* **EXCERPTED RECORDS**:

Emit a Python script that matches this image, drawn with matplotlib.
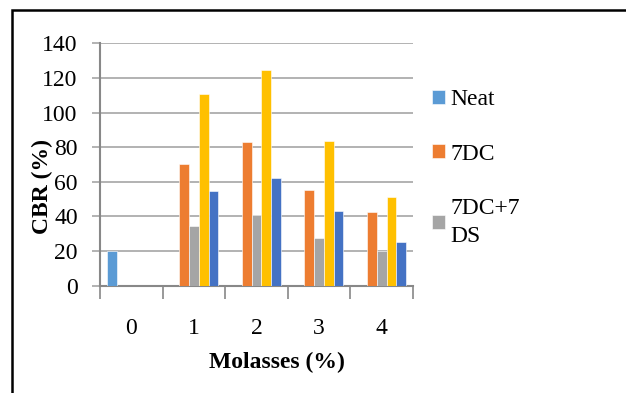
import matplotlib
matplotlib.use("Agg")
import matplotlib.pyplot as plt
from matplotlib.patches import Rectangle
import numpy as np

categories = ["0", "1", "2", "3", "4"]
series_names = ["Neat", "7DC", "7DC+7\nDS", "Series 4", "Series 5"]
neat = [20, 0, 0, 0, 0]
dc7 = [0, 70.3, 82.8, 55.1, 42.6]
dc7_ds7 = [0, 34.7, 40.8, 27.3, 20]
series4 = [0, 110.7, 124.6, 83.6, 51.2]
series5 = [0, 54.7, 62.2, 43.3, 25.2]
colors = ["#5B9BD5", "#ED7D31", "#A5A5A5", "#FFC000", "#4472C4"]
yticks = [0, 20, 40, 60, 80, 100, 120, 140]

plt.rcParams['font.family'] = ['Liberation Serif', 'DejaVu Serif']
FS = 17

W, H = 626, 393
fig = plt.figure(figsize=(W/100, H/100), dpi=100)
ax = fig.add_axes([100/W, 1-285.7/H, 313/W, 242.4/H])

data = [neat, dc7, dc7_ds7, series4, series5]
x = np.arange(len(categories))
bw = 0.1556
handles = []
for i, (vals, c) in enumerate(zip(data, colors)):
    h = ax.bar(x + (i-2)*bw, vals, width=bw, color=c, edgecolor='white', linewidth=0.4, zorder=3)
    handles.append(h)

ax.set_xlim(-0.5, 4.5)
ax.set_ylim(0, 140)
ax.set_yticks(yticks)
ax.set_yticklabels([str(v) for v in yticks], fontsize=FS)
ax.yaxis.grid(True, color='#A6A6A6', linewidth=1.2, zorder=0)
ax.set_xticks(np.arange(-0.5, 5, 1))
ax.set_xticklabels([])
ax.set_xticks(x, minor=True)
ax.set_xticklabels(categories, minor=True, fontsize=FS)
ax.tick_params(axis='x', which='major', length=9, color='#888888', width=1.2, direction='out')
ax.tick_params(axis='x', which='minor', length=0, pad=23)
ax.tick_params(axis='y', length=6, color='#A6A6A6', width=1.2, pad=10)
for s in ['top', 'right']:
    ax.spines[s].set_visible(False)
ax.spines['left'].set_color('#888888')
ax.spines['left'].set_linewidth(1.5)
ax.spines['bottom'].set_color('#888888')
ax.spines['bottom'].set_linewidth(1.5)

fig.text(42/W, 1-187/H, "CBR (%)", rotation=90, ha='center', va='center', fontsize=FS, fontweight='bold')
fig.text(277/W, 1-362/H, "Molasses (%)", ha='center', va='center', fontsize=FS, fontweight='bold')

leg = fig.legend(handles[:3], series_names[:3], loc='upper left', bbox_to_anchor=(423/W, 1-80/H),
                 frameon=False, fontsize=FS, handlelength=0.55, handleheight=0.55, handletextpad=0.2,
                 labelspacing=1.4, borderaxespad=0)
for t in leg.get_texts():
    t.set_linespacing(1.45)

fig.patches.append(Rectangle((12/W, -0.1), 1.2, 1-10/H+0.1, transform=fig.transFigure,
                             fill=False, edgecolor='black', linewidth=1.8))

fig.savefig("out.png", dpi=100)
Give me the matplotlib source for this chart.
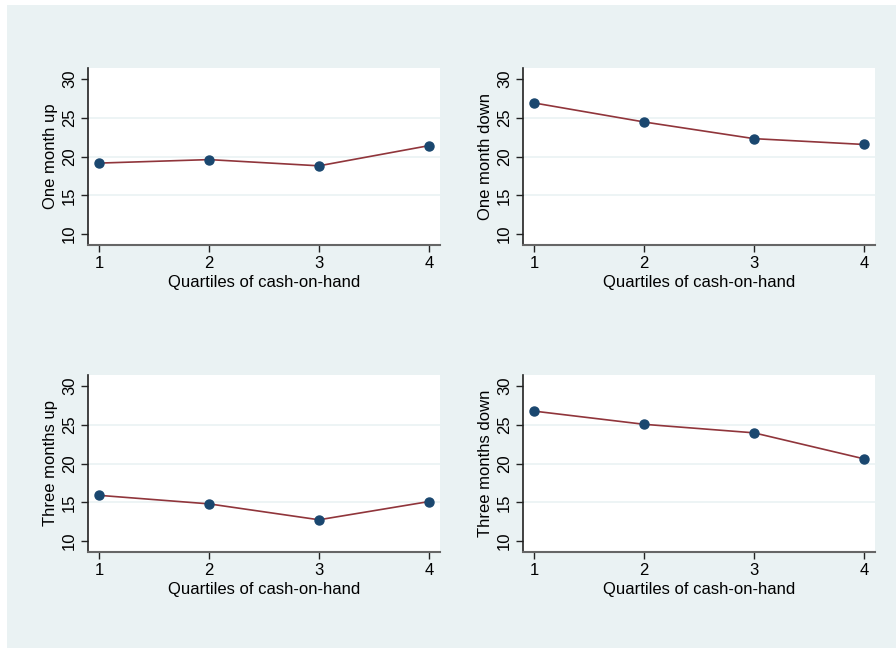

* **WHAT IS REQUIRED**:
Above are the records; copy every line in them that holds the word "this".

* **OUTPUT BELOW**:
Emit a Python script that matches this image, drawn with matplotlib.
Give me the matplotlib source for this chart.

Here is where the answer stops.